Find all lines in the listing that include the word "React", then copy them.

SUPPLIED INFORMATION:
====================

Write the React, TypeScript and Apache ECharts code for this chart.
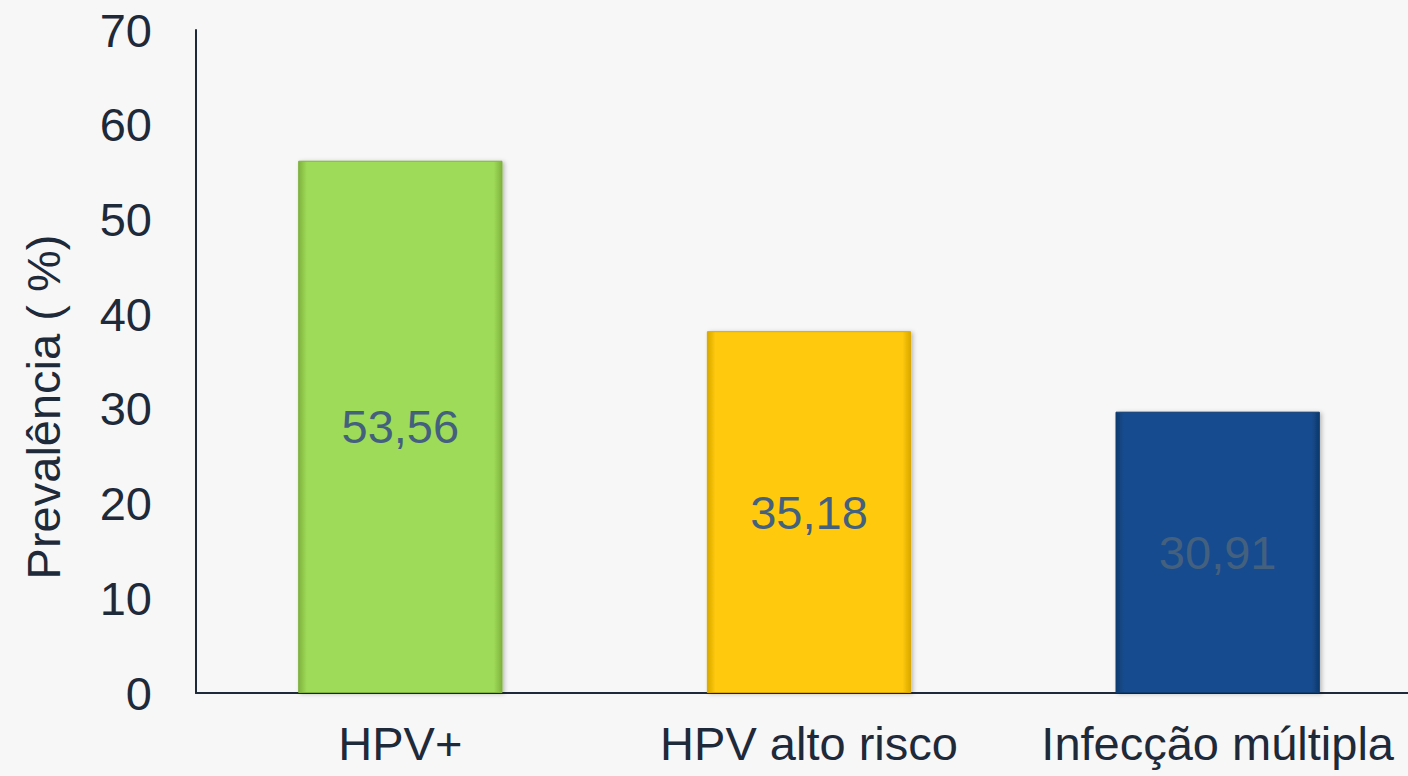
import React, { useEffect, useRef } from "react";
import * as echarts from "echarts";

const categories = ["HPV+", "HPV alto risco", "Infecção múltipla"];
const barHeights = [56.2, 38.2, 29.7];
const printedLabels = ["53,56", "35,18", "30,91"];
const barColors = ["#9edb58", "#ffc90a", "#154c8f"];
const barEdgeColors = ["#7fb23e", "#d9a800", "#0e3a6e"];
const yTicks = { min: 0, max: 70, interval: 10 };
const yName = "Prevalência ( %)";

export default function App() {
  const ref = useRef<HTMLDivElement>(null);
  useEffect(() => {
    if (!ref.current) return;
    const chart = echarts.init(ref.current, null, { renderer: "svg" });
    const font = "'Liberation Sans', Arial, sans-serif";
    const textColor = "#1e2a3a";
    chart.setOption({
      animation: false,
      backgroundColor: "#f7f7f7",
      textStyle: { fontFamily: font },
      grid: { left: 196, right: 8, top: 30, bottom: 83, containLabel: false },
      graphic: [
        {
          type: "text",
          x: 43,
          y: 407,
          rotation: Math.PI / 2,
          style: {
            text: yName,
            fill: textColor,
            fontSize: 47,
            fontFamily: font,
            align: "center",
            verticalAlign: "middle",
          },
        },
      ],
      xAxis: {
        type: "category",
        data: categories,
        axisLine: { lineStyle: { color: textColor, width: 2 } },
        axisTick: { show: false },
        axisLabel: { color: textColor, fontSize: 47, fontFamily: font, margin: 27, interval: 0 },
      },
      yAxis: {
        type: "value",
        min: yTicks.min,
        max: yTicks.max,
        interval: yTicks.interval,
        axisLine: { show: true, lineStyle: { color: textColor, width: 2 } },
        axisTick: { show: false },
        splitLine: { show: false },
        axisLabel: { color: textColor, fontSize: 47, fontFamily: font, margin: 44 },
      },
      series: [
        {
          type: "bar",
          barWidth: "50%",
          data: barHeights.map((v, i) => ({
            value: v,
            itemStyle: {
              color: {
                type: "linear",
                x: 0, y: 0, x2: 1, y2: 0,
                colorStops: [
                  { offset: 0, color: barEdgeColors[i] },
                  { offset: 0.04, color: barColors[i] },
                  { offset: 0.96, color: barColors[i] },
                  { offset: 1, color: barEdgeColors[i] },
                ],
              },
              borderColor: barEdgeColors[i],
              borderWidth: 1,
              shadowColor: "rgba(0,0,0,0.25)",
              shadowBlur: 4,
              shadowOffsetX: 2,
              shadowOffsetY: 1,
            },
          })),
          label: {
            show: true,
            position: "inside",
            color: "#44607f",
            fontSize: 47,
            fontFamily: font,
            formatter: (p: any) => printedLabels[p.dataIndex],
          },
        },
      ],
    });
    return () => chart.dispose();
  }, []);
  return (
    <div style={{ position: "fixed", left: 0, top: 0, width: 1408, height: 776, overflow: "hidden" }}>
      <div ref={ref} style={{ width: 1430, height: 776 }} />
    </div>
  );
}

====================

TASK SOLUTION:
Write the React, TypeScript and Apache ECharts code for this chart.
import React, { useEffect, useRef } from "react";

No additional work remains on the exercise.